Problem requirements:
Skip the pictures, please, and write out exactly the lines from the opening of the data through the line containing "import seaborn as sns".

Dataset excerpt:
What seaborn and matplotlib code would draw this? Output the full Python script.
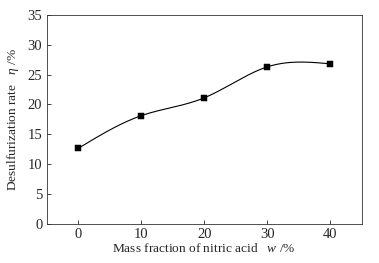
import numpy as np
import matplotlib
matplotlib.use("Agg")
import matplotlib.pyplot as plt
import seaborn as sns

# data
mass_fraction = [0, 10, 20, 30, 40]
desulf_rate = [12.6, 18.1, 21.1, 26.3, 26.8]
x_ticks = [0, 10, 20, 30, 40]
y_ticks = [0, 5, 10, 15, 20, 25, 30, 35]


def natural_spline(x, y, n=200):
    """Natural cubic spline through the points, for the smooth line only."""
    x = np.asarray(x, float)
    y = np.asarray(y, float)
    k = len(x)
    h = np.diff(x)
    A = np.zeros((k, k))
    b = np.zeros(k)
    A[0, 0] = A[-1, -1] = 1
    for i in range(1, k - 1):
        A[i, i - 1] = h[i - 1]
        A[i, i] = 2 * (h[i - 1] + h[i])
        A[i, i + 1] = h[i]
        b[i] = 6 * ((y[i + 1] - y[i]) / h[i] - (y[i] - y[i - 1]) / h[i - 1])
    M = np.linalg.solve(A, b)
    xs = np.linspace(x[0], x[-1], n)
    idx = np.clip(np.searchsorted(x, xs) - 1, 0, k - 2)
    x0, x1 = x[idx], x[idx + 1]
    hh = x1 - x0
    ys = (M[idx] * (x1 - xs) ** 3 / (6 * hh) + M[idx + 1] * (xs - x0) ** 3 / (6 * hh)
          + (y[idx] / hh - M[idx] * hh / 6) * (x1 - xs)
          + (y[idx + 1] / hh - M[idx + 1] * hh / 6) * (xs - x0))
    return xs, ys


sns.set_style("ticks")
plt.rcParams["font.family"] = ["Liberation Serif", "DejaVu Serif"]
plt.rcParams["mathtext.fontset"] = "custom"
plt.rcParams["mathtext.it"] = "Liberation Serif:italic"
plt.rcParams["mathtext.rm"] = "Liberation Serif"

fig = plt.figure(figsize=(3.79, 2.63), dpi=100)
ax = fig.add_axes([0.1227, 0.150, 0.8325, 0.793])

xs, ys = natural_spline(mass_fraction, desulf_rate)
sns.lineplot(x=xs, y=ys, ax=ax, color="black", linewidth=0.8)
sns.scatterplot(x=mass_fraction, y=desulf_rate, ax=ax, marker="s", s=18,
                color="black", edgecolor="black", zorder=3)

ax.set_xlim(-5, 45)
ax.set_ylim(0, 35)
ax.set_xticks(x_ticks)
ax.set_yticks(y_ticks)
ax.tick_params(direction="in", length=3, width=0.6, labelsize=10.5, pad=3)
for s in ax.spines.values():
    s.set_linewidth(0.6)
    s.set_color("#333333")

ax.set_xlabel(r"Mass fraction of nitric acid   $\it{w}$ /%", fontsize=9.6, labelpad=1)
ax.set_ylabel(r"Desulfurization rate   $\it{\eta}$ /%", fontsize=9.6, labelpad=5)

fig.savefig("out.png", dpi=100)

Result of this task:
What seaborn and matplotlib code would draw this? Output the full Python script.
import numpy as np
import matplotlib
matplotlib.use("Agg")
import matplotlib.pyplot as plt
import seaborn as sns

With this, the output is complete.